┏━━
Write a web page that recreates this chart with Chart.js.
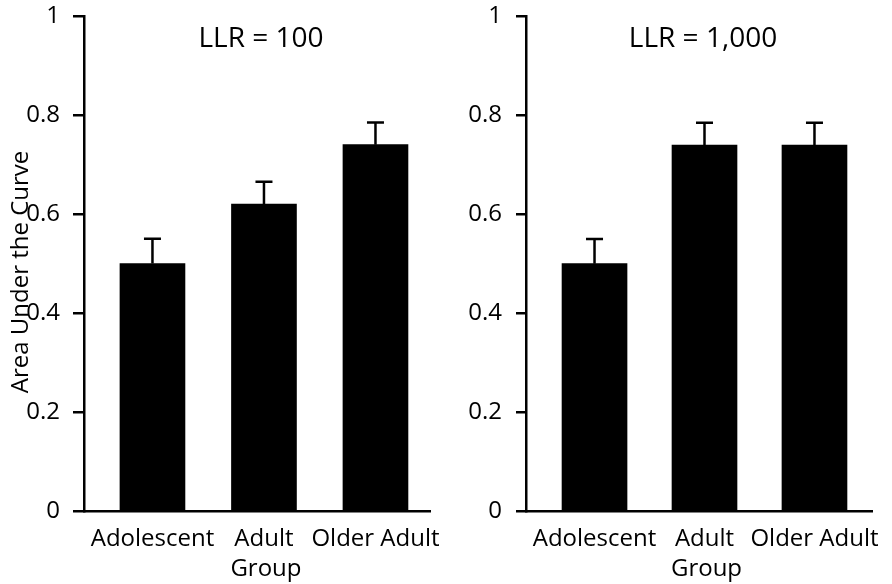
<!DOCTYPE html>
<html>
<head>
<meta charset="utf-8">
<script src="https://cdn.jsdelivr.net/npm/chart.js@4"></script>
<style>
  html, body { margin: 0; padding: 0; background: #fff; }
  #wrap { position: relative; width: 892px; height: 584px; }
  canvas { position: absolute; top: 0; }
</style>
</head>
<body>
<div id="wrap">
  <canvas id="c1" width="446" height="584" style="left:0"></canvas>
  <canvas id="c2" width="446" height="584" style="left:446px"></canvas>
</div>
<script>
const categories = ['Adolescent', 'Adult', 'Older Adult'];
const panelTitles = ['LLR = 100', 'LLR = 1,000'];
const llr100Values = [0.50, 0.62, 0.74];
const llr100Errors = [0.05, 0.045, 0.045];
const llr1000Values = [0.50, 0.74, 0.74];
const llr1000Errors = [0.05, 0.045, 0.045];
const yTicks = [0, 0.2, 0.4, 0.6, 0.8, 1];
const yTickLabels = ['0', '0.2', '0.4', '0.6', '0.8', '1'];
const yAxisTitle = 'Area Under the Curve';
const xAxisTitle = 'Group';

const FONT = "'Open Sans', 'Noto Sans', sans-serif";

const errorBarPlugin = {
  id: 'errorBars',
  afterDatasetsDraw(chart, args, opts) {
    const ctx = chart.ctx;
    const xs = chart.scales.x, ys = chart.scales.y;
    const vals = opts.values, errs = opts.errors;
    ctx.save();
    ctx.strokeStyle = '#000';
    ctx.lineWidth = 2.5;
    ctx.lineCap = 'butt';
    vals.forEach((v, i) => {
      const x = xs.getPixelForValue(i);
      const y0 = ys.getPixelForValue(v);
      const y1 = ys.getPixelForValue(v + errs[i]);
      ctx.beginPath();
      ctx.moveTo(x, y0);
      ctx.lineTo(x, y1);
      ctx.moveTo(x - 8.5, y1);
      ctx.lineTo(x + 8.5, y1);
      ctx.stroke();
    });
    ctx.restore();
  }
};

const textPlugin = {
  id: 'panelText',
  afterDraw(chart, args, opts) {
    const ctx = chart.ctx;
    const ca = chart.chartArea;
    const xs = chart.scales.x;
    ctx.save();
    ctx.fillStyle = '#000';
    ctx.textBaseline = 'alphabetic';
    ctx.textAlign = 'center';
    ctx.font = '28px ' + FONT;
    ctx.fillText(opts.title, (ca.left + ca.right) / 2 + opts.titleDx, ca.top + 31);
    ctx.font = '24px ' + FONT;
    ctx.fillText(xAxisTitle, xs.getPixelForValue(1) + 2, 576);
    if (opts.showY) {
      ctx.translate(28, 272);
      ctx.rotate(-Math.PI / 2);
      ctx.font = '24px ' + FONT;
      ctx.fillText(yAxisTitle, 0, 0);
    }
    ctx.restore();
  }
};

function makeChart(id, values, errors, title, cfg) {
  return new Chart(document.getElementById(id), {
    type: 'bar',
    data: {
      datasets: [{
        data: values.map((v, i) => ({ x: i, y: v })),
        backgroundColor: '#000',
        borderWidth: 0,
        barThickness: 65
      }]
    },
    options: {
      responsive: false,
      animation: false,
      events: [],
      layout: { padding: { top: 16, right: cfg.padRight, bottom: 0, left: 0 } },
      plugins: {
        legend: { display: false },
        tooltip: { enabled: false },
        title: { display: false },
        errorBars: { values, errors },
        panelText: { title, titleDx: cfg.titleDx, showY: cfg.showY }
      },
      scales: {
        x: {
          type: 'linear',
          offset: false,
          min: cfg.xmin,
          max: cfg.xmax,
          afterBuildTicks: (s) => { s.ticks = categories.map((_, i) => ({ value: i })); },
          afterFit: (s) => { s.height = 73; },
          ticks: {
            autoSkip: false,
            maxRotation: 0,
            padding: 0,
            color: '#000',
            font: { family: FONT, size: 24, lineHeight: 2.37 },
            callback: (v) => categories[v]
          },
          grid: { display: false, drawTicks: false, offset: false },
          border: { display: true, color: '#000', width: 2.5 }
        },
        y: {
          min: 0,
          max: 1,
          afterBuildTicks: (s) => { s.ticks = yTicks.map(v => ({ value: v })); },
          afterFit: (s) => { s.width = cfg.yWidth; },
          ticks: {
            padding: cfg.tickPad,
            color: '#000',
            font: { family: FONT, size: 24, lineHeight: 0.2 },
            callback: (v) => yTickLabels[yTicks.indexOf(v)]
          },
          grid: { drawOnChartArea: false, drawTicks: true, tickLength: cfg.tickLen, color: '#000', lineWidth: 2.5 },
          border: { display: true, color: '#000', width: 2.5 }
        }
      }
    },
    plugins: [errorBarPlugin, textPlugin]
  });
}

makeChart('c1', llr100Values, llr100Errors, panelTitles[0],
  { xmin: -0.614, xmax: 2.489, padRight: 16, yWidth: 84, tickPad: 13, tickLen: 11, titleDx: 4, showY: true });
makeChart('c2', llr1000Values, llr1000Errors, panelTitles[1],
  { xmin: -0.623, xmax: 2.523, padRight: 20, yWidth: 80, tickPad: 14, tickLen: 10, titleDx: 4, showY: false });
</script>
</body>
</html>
┗━━
▶ Task goal
Write out the material above again, word for word, minus its pictures.

▶ Exercise output
Write a web page that recreates this chart with Chart.js.
<!DOCTYPE html>
<html>
<head>
<meta charset="utf-8">
<script src="https://cdn.jsdelivr.net/npm/chart.js@4"></script>
<style>
  html, body { margin: 0; padding: 0; background: #fff; }
  #wrap { position: relative; width: 892px; height: 584px; }
  canvas { position: absolute; top: 0; }
</style>
</head>
<body>
<div id="wrap">
  <canvas id="c1" width="446" height="584" style="left:0"></canvas>
  <canvas id="c2" width="446" height="584" style="left:446px"></canvas>
</div>
<script>
const categories = ['Adolescent', 'Adult', 'Older Adult'];
const panelTitles = ['LLR = 100', 'LLR = 1,000'];
const llr100Values = [0.50, 0.62, 0.74];
const llr100Errors = [0.05, 0.045, 0.045];
const llr1000Values = [0.50, 0.74, 0.74];
const llr1000Errors = [0.05, 0.045, 0.045];
const yTicks = [0, 0.2, 0.4, 0.6, 0.8, 1];
const yTickLabels = ['0', '0.2', '0.4', '0.6', '0.8', '1'];
const yAxisTitle = 'Area Under the Curve';
const xAxisTitle = 'Group';

const FONT = "'Open Sans', 'Noto Sans', sans-serif";

const errorBarPlugin = {
  id: 'errorBars',
  afterDatasetsDraw(chart, args, opts) {
    const ctx = chart.ctx;
    const xs = chart.scales.x, ys = chart.scales.y;
    const vals = opts.values, errs = opts.errors;
    ctx.save();
    ctx.strokeStyle = '#000';
    ctx.lineWidth = 2.5;
    ctx.lineCap = 'butt';
    vals.forEach((v, i) => {
      const x = xs.getPixelForValue(i);
      const y0 = ys.getPixelForValue(v);
      const y1 = ys.getPixelForValue(v + errs[i]);
      ctx.beginPath();
      ctx.moveTo(x, y0);
      ctx.lineTo(x, y1);
      ctx.moveTo(x - 8.5, y1);
      ctx.lineTo(x + 8.5, y1);
      ctx.stroke();
    });
    ctx.restore();
  }
};

const textPlugin = {
  id: 'panelText',
  afterDraw(chart, args, opts) {
    const ctx = chart.ctx;
    const ca = chart.chartArea;
    const xs = chart.scales.x;
    ctx.save();
    ctx.fillStyle = '#000';
    ctx.textBaseline = 'alphabetic';
    ctx.textAlign = 'center';
    ctx.font = '28px ' + FONT;
    ctx.fillText(opts.title, (ca.left + ca.right) / 2 + opts.titleDx, ca.top + 31);
    ctx.font = '24px ' + FONT;
    ctx.fillText(xAxisTitle, xs.getPixelForValue(1) + 2, 576);
    if (opts.showY) {
      ctx.translate(28, 272);
      ctx.rotate(-Math.PI / 2);
      ctx.font = '24px ' + FONT;
      ctx.fillText(yAxisTitle, 0, 0);
    }
    ctx.restore();
  }
};

function makeChart(id, values, errors, title, cfg) {
  return new Chart(document.getElementById(id), {
    type: 'bar',
    data: {
      datasets: [{
        data: values.map((v, i) => ({ x: i, y: v })),
        backgroundColor: '#000',
        borderWidth: 0,
        barThickness: 65
      }]
    },
    options: {
      responsive: false,
      animation: false,
      events: [],
      layout: { padding: { top: 16, right: cfg.padRight, bottom: 0, left: 0 } },
      plugins: {
        legend: { display: false },
        tooltip: { enabled: false },
        title: { display: false },
        errorBars: { values, errors },
        panelText: { title, titleDx: cfg.titleDx, showY: cfg.showY }
      },
      scales: {
        x: {
          type: 'linear',
          offset: false,
          min: cfg.xmin,
          max: cfg.xmax,
          afterBuildTicks: (s) => { s.ticks = categories.map((_, i) => ({ value: i })); },
          afterFit: (s) => { s.height = 73; },
          ticks: {
            autoSkip: false,
            maxRotation: 0,
            padding: 0,
            color: '#000',
            font: { family: FONT, size: 24, lineHeight: 2.37 },
            callback: (v) => categories[v]
          },
          grid: { display: false, drawTicks: false, offset: false },
          border: { display: true, color: '#000', width: 2.5 }
        },
        y: {
          min: 0,
          max: 1,
          afterBuildTicks: (s) => { s.ticks = yTicks.map(v => ({ value: v })); },
          afterFit: (s) => { s.width = cfg.yWidth; },
          ticks: {
            padding: cfg.tickPad,
            color: '#000',
            font: { family: FONT, size: 24, lineHeight: 0.2 },
            callback: (v) => yTickLabels[yTicks.indexOf(v)]
          },
          grid: { drawOnChartArea: false, drawTicks: true, tickLength: cfg.tickLen, color: '#000', lineWidth: 2.5 },
          border: { display: true, color: '#000', width: 2.5 }
        }
      }
    },
    plugins: [errorBarPlugin, textPlugin]
  });
}

makeChart('c1', llr100Values, llr100Errors, panelTitles[0],
  { xmin: -0.614, xmax: 2.489, padRight: 16, yWidth: 84, tickPad: 13, tickLen: 11, titleDx: 4, showY: true });
makeChart('c2', llr1000Values, llr1000Errors, panelTitles[1],
  { xmin: -0.623, xmax: 2.523, padRight: 20, yWidth: 80, tickPad: 14, tickLen: 10, titleDx: 4, showY: false });
</script>
</body>
</html>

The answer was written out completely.